By Charlotte Alter and Diane Tsai
November 8, 2018

Ahead of the 2018 elections, we embarked on a 10-day road trip to cover the historic wave of women congressional candidates, overwhelmingly Democrats, running for office for the first time. We drove nearly 1,000 miles — from Overland Park, Kansas to Birmingham, Michigan — meeting women who had transformed from citizen to candidate over the past two years. They were among hundreds of women who underwent personal transformations that amounted to a political shift in Congress this year.

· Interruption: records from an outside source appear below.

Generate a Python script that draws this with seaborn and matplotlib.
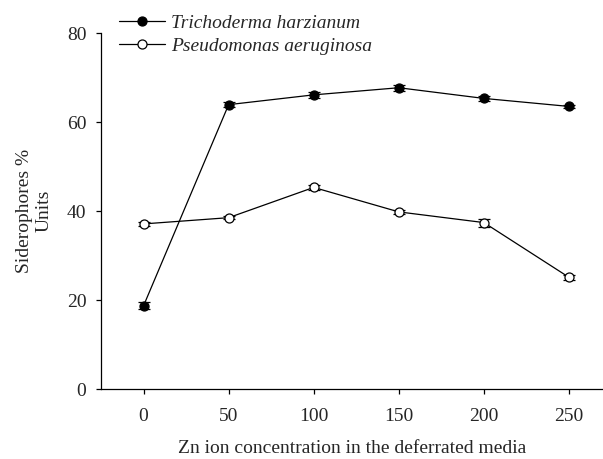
import numpy as np
import pandas as pd
import matplotlib
matplotlib.use("Agg")
import matplotlib.pyplot as plt
import seaborn as sns

zn = [0, 50, 100, 150, 200, 250]
trich = [18.7, 63.9, 66.1, 67.7, 65.3, 63.5]
trich_err = [0.8, 0.5, 0.6, 0.7, 0.5, 0.4]
pseudo = [37.1, 38.5, 45.3, 39.8, 37.4, 25.1]
pseudo_err = [0.4, 0.4, 0.5, 0.4, 0.9, 0.5]
series_names = ["Trichoderma harzianum", "Pseudomonas aeruginosa"]
xticks = [0, 50, 100, 150, 200, 250]
yticks = [0, 20, 40, 60, 80]

sns.set_style("ticks")
plt.rcParams['font.family'] = ['Liberation Serif', 'DejaVu Serif']

fig = plt.figure(figsize=(6.03, 4.59), dpi=100)
ax = fig.add_axes([0.1675, 0.1525, 0.8325, 0.7756])

df = pd.DataFrame({
    'zn': zn * 2,
    'val': trich + pseudo,
    'err': trich_err + pseudo_err,
    'series': [series_names[0]] * len(zn) + [series_names[1]] * len(zn),
})

face = {series_names[0]: 'black', series_names[1]: 'white'}
for name, sub in df.groupby('series', sort=False):
    ax.errorbar(sub['zn'], sub['val'], yerr=sub['err'], fmt='none',
                ecolor='black', elinewidth=0.9, capsize=4, capthick=0.9, zorder=2)
    sns.lineplot(data=sub, x='zn', y='val', ax=ax, color='black', linewidth=0.9,
                 marker='o', markersize=6.5, markerfacecolor=face[name],
                 markeredgecolor='black', markeredgewidth=0.9, label=name,
                 errorbar=None, zorder=3)

ax.set_xlim(-25, 270)
ax.set_ylim(0, 80)
ax.set_xticks(xticks)
ax.set_yticks(yticks)
ax.tick_params(labelsize=14, length=3.5, width=0.9, color='black', pad=7)
ax.tick_params(axis='x', pad=10)
for s in ['left', 'bottom']:
    ax.spines[s].set_linewidth(0.9)
    ax.spines[s].set_color('black')
sns.despine(ax=ax)

ax.set_xlabel("Zn ion concentration in the deferrated media", fontsize=14, labelpad=11)
ax.set_ylabel("Siderophores %\nUnits", fontsize=14, labelpad=10, linespacing=1.2)

ax.legend(loc='upper left', bbox_to_anchor=(0.197, 0.968), bbox_transform=fig.transFigure,
          frameon=False, prop={'style': 'italic', 'size': 14},
          handlelength=2.4, handletextpad=0.3, labelspacing=0.25, borderpad=0,
          borderaxespad=0)

fig.savefig("out.png", dpi=100)
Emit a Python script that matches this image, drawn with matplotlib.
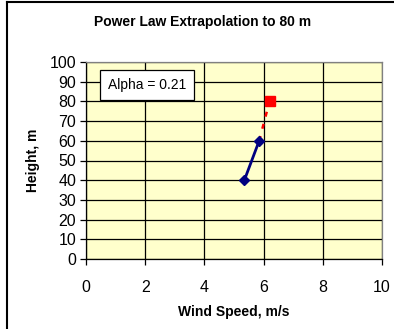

At least 34 Democratic women were elected to Congress for the first time Tuesday night, according to Emily’s List, which works to elect Democratic women. With some votes still being counted, at least 22 first-time women candidates flipped seats that had been in Republican control, helping Democrats take back the House of Representatives for the first time in more than a decade. The last time so many new women were elected to Congress was in 1992, dubbed the “Year of the Woman,” when 24 new women were elected to the House. This year, a record total of at least 102 women (including incumbents) will serve in the House of Representatives.

In our short documentary “If She Wins,” we met five Democratic women running a competitive race to flip a Republican-held seat. Featured candidates include Sharice Davids of Kansas, Abby Finkenauer and Cindy Axne of Iowa, Lauren Underwood of Illinois and Haley Stevens of Michigan.